The FBI is investigating Yashchyshyn’s role in suspect financial activities, according to the reports.
“The probe into her activities comes three years after two different women from China — one of them toting two passports and a thumb drive with malicious software — were arrested in separate instances after they entered the club grounds while Mr. Trump was president,” the Post-Gazette stated.
“Both were sentenced to less than a year in jail and have since been released with at least one being deported to China last year.”
The Secret Service would not comment about Yashchyshyn.

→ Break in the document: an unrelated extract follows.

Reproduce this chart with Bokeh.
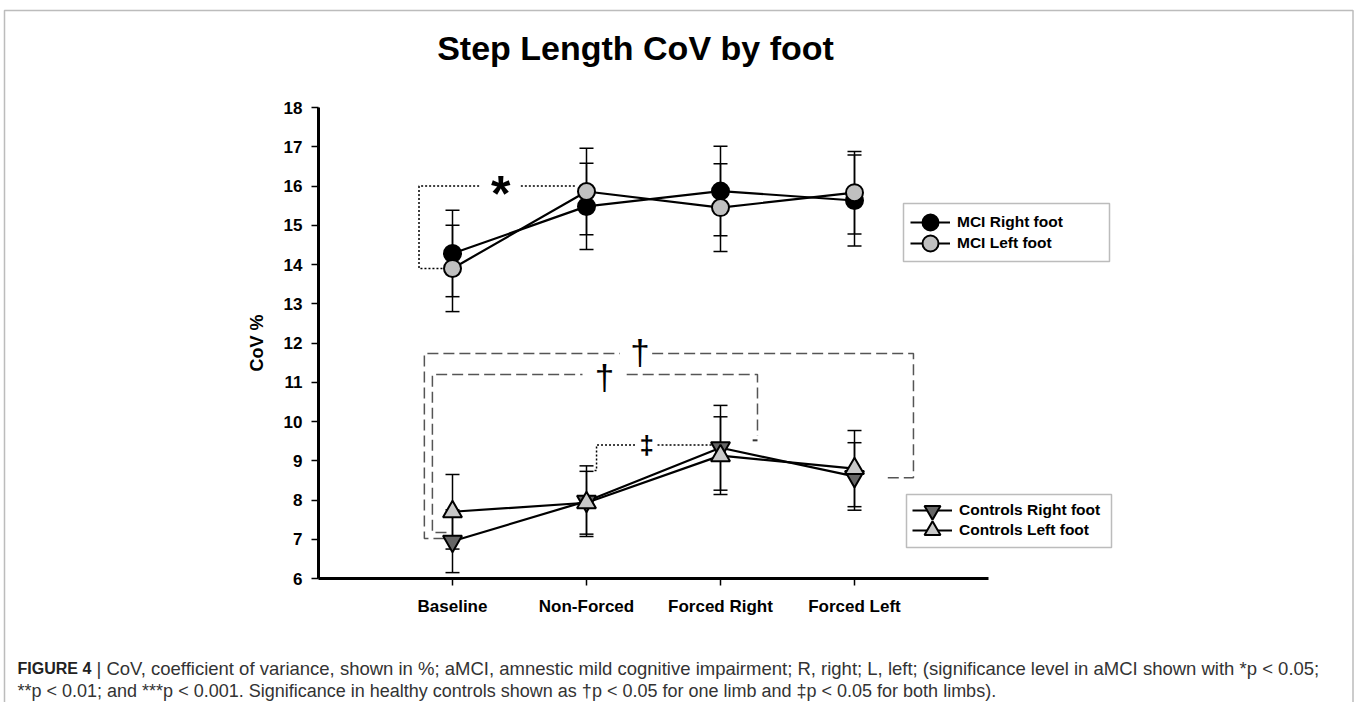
from bokeh.plotting import figure
from bokeh.models import (Range1d, FixedTicker, Whisker, TeeHead, ColumnDataSource,
                          Legend, LegendItem, Label, BoxAnnotation)
from bokeh.embed import file_html
from bokeh.resources import INLINE

# ---------------- data ----------------
categories = ["Baseline", "Non-Forced", "Forced Right", "Forced Left"]
positions = [1, 2, 3, 4]

mci_right = [14.28, 15.48, 15.87, 15.63]
mci_right_err = [1.10, 1.10, 1.14, 1.16]
mci_left = [13.90, 15.86, 15.45, 15.83]
mci_left_err = [1.10, 1.10, 1.12, 1.05]

ctrl_right = [6.95, 7.97, 9.33, 8.60]
ctrl_right_err = [0.80, 0.90, 1.08, 0.86]
ctrl_left = [7.70, 7.93, 9.13, 8.80]
ctrl_left_err = [0.95, 0.80, 0.99, 0.97]

y_ticks = list(range(6, 19))

title_text = "Step Length CoV by foot"
y_label = "CoV %"
caption_head = "FIGURE 4"
caption_line1 = ("| CoV, coefficient of variance, shown in %; aMCI, amnestic mild cognitive impairment; "
                 "R, right; L, left; (significance level in aMCI shown with *p < 0.05;")
caption_line2 = ("**p < 0.01; and ***p < 0.001. Significance in healthy controls shown as "
                 "\u2020p < 0.05 for one limb and \u2021p < 0.05 for both limbs).")

# ---------------- layout (frame = whole canvas, axes at fixed locations) ----------------
FONT = "Liberation Sans"
W, H = 1354, 702
AX_X, AX_Y = 318, 578          # pixel position of the axes origin (x=0, y=6)
PX_X, PX_Y = 134.0, 39.25      # pixels per data unit
X0, X1 = -AX_X / PX_X, (W - AX_X) / PX_X
Y0, Y1 = 6 - (H - AX_Y) / PX_Y, 6 + AX_Y / PX_Y


def dx(px):
    return (px - AX_X) / PX_X


def dy(py):
    return 6 + (AX_Y - py) / PX_Y


p = figure(width=W, height=H, x_range=Range1d(X0, X1), y_range=Range1d(Y0, Y1),
           output_backend="svg", toolbar_location=None, title=None,
           min_border_left=0, min_border_right=0, min_border_top=0, min_border_bottom=0)
p.xgrid.visible = False
p.ygrid.visible = False
p.outline_line_color = None
p.background_fill_color = "white"
p.border_fill_color = "white"

xa = p.xaxis[0]
xa.fixed_location = 6
xa.bounds = (0, 5)
xa.ticker = FixedTicker(ticks=positions)
xa.major_label_overrides = {pos: cat for pos, cat in zip(positions, categories)}
ya = p.yaxis[0]
ya.fixed_location = 0
ya.bounds = (6, 18)
ya.ticker = FixedTicker(ticks=y_ticks)
ya.axis_label = y_label
for ax in (xa, ya):
    ax.axis_line_width = 3
    ax.axis_line_color = "black"
    ax.major_tick_line_width = 1.5
    ax.major_tick_line_color = "black"
    ax.major_tick_out = 7
    ax.major_tick_in = 0
    ax.minor_tick_line_color = None
    ax.major_label_text_font = FONT
    ax.major_label_text_font_size = "17px"
    ax.major_label_text_font_style = "bold"
    ax.major_label_text_color = "black"
xa.major_label_standoff = 11
ya.major_label_standoff = 9
ya.axis_label_text_font = FONT
ya.axis_label_text_font_size = "18px"
ya.axis_label_text_font_style = "bold"
ya.axis_label_text_color = "black"
ya.axis_label_standoff = 14

# ---------------- significance brackets ----------------
DOT = "2 2"
DASH = "11 5"
b0, b1, b2, b3 = positions

# MCI * (dotted)
p.line([b0 - 0.075, b0 - 0.25, b0 - 0.25, b0 + 0.2],
       [mci_left[0], mci_left[0], mci_left[1] + 0.14, mci_left[1] + 0.14],
       line_color="black", line_width=1.5, line_dash=DOT)
p.line([b0 + 0.51, b1 - 0.08], [mci_left[1] + 0.14] * 2,
       line_color="black", line_width=1.5, line_dash=DOT)
p.add_layout(Label(x=b0 + 0.36, y=mci_left[1] + 0.14, text="*", text_font=FONT,
                   text_font_size="50px", text_font_style="bold", text_align="center",
                   text_baseline="middle", y_offset=-8, text_color="black"))

# Controls double dagger (dotted)
p.line([b1 + 0.06, b1 + 0.075, b1 + 0.075, b1 + 0.37],
       [8.75, 8.75, 9.40, 9.40], line_color="black", line_width=1.5, line_dash=DOT)
p.line([b1 + 0.53, b2 - 0.04], [9.40, 9.40], line_color="black", line_width=1.5, line_dash=DOT)
p.add_layout(Label(x=b1 + 0.45, y=9.40, text="\u2021", text_font=FONT, text_font_size="26px",
                   text_font_style="bold", text_align="center", text_baseline="middle",
                   text_color="black"))

# Controls daggers (dashed)
p.line([b0 - 0.06, b0 - 0.21, b0 - 0.21, b1 + 0.25],
       [ctrl_right[0] + 0.07, ctrl_right[0] + 0.07, 11.73, 11.73],
       line_color="#555555", line_width=1.5, line_dash=DASH)
p.line([b1 + 0.49, b3 + 0.44, b3 + 0.44, b3 + 0.24],
       [11.73, 11.73, ctrl_right[3] - 0.03, ctrl_right[3] - 0.03],
       line_color="#555555", line_width=1.5, line_dash=DASH)
p.add_layout(Label(x=b1 + 0.40, y=11.76, text="\u2020", text_font=FONT, text_font_size="35px",
                   text_align="center", text_baseline="middle", text_color="black"))

p.line([b0 - 0.045, b0 - 0.15, b0 - 0.15, b0 + 0.97],
       [7.17, 7.17, 11.2, 11.2], line_color="#555555", line_width=1.5, line_dash=DASH)
p.line([b1 + 0.30, b2 + 0.276, b2 + 0.276], [11.2, 11.2, 9.64],
       line_color="#555555", line_width=1.5, line_dash=DASH)
p.line([b2 + 0.24, b2 + 0.276], [9.52, 9.52], line_color="#333333", line_width=2)
p.add_layout(Label(x=b1 + 0.134, y=11.12, text="\u2020", text_font=FONT, text_font_size="35px",
                   text_align="center", text_baseline="middle", text_color="black"))


# ---------------- error bars ----------------
def add_errors(vals, errs):
    src = ColumnDataSource(dict(x=positions,
                                upper=[v + e for v, e in zip(vals, errs)],
                                lower=[v - e for v, e in zip(vals, errs)]))
    w = Whisker(source=src, base="x", upper="upper", lower="lower",
                line_color="black", line_width=1.5, level="underlay",
                upper_head=TeeHead(size=14, line_width=1.5, line_color="black"),
                lower_head=TeeHead(size=14, line_width=1.5, line_color="black"))
    p.add_layout(w)


for vals, errs in ((mci_right, mci_right_err), (mci_left, mci_left_err),
                   (ctrl_right, ctrl_right_err), (ctrl_left, ctrl_left_err)):
    add_errors(vals, errs)

# ---------------- series ----------------
l_mr = p.line(positions, mci_right, line_color="black", line_width=2.2)
l_ml = p.line(positions, mci_left, line_color="black", line_width=2.2)
l_cr = p.line(positions, ctrl_right, line_color="black", line_width=2.2)
l_cl = p.line(positions, ctrl_left, line_color="black", line_width=2.2)

s_mr = p.scatter(positions, mci_right, marker="circle", size=17, fill_color="black",
                 line_color="black", line_width=2)
s_ml = p.scatter(positions, mci_left, marker="circle", size=17, fill_color="#c0c0c0",
                 line_color="black", line_width=2)
s_cr = p.scatter(positions, ctrl_right, marker="inverted_triangle", size=19, fill_color="#666666",
                 line_color="black", line_width=2)
s_cl = p.scatter(positions, ctrl_left, marker="triangle", size=19, fill_color="#c8c8c8",
                 line_color="black", line_width=2)


# ---------------- legends: a framed box with one single-row legend per entry ----------------
GL = 40  # legend glyph box (marker size = 0.4 * GL)


def legend_box(left, right, top, bottom):
    p.add_layout(BoxAnnotation(left=dx(left), right=dx(right), top=dy(top), bottom=dy(bottom),
                               fill_color="white", fill_alpha=1, line_color="#222222",
                               line_width=1.5))


def legend_row(label, renderers, cx, cy, text_x):
    p.add_layout(Legend(items=[LegendItem(label=label, renderers=renderers)],
                        location=(cx - GL / 2, H - (cy + GL / 2)), orientation="vertical",
                        glyph_width=GL, glyph_height=GL, label_height=GL,
                        spacing=0, padding=0, margin=0, label_standoff=int(text_x - cx - GL / 2),
                        border_line_color=None, background_fill_alpha=0,
                        label_text_font=FONT, label_text_font_size="15.5px",
                        label_text_font_style="bold", label_text_color="black"))


legend_box(903, 1109, 203, 261)
legend_row("MCI Right foot", [l_mr, s_mr], 930, 222, 957)
legend_row("MCI Left foot", [l_ml, s_ml], 930, 243, 957)

legend_box(906, 1111, 494, 547)
legend_row("Controls Right foot", [l_cr, s_cr], 932, 510, 959)
legend_row("Controls Left foot", [l_cl, s_cl], 932, 530, 959)

# ---------------- title, caption, outer box ----------------
p.add_layout(Label(x=dx(635), y=dy(47), text=title_text, text_font=FONT, text_font_size="34px",
                   text_font_style="bold", text_align="center", text_baseline="middle",
                   text_color="black"))
p.add_layout(Label(x=dx(17), y=dy(668), text=caption_head, text_font=FONT, text_font_size="16px",
                   text_font_style="bold", text_align="left", text_baseline="middle",
                   text_color="#222222"))
p.add_layout(Label(x=dx(96), y=dy(668), text=caption_line1, text_font=FONT,
                   text_font_size="18.5px", text_align="left", text_baseline="middle",
                   text_color="#333333"))
p.add_layout(Label(x=dx(17), y=dy(690), text=caption_line2, text_font=FONT,
                   text_font_size="18px", text_align="left", text_baseline="middle",
                   text_color="#333333"))
p.add_layout(BoxAnnotation(left=dx(4), right=dx(W - 1.5), top=dy(10), bottom=dy(H + 40),
                           fill_alpha=0, fill_color=None, line_color="#222222", line_width=1.5,
                           level="overlay"))

open("out.html", "w").write(file_html(p, INLINE))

“To maintain the operational integrity of our work, we are unable to comment specifically concerning the means, methods or resources used to conduct our protective operations,” Steven Kopek, a special agent and spokesman, said in a statement.
Former agents said no background check was likely run.
In most instances, “they are going to do a level of screening — a hand check” for weapons, said Jonathan Wackrow, a former agent who served on President Barack Obama’s detail. “He still has a full detail.”
However, as the reporting package summarized, the incident exposes a potential security risk to Trump:
“[E]xperts say her ability to mingle with members of Mr. Trump’s entourage raises concerns about ongoing security at the private club that continues to host some of the most powerful elected leaders in the country and serves as a storage site for some of the country’s closely guarded secrets.”
“The question is, was it a fraud or an intelligence threat?” Charles Marino, a former Secret Service supervisor told the reporters. “The fact that we are asking this question is a problem.”
Valeriy Tarasenko, 44, a Florida businessman who said Yashchyshyn wanted to get money from the Trumps, said she used “her fake identity as Anna de Rothschild to gain access to and build relationships with U.S. politician[s], including but not limited to Donald Trump, Lindsey Graham, and Eric Greitens,” according to a court affidavit.
Yashchyshyn, however, told authorities that Tarasenko was the puppeteer and she was the puppet.
“[E]very single move that I did, I’ve been told by Valeriy to do so,” she said in a deposition, according to the reporting. “[A]fter a few incidents like that, I realized that he’s using me for his lifestyle and for his needs.”
“Over time, Tarasenko became more controlling and aggressive over me,” she said in an affidavit.
“I am the victim right now, that’s all I can tell you,” she said in an interview with reporters on the project.
Tarasenko, in turn, denied her claims.
OCCRP said Yashchyshyn worked for Tarasenko in 2014 as a nanny. She said he used her to get money from men she met “on the street or some restaurants or events or online.”
“I would go on the dates, make a friendship, and Valeriy would take my phone and start contacting the guys from my phone and ask for the need for food, for pay the bills, ask for cash, you know,” she said.
Yashchyshyn attended the U.S. Open in Flushing Meadows, New York, last year and the Austrian World Summit in 2019, where she was photographed with celebrities, according to the reporting.
“We always thought her grandfather had the money and that he was an oligarch,” developer Paul Barton told reporters, adding that his company paid for her to fly on private jets to a company resort project in the Bahamas.
Dean Lawrence, a Florida music creative director, became acquainted with Yashchyshyn when dealing with her as part of his involvement with a music company — Rothschild Media Label — where she was the president.
He told reporters on the project that he was the one who opened the eyes of Trump’s advisers that the woman they thought was a Rothschild was not.
He said he told them, “I want to clear something up with you. I want you to know that she has nothing to do with the Rothschilds. Don’t get involved in any kind of business with her.”
This article appeared originally on The Western Journal.